Women, of course, also couldn’t escape Trump. His comments labeling Hillary Clinton as “shrill,” in addition to his comments attacking Carly Fiorina’s appearance and his absurd suggestion that Megyn Kelly’s tough questioning at one of the debates was because of menstruation were outrageous.

Trump’s most recent 
targets have been blacks and Muslims. Earlier this month Trump retweeted a fabricated statistic that implied black Americans are responsible for more murders than any other race, whose source has been attributed to a neo-Nazi group, according to 
thinkprogress.org.

Lastly, there’s Trump’s demonstrably false claim that he saw “thousands and thousands” of Muslims celebrating the fall of the Twin Towers and, even worse, his proposal to build a database to track 
every Muslim in the U.S.

While Trump can be dismissed as a political hack more motivated by a sheer ambition to win than personal conviction, what can’t be so easily dismissed are his 
supporters.

The largely older, white, rural, uneducated and disaffected Trump supporters see themselves as victims in a society they no longer seem to have a place in.
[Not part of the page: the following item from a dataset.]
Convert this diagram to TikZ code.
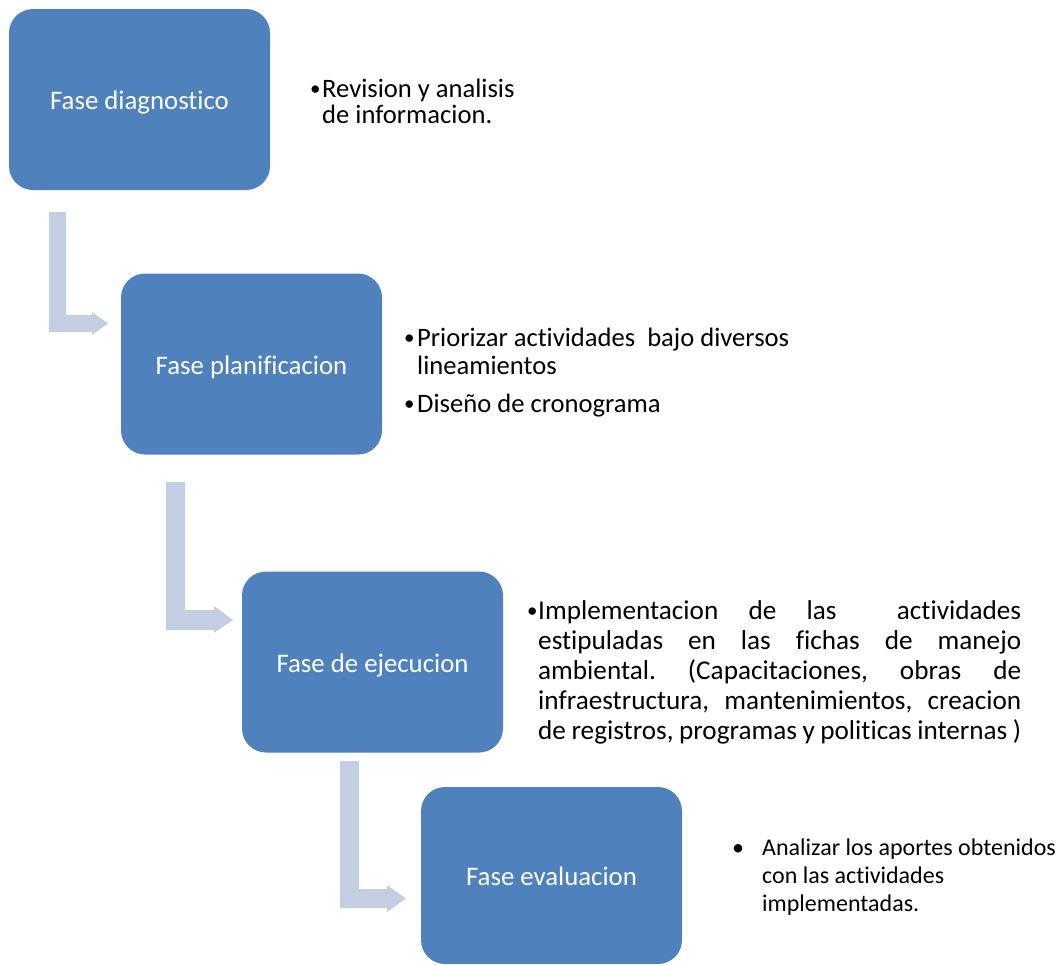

They feel “the others” have taken what was promised to them, and they see Trump as the strongman to correct these wrongs no matter what he actually believes.

Trump has provided entertainment, but his supporters have provided something much more sinister — a reminder that anyone can galvanize a fringe group of people by appealing to their lowest common denominator, even if it’s in the shape of creeping right-wing fascism.

Perhaps Trump represents a last desperate gasp of air for these groups, and I certainly hope so. Because in our changing America, there’s no room for what they represent.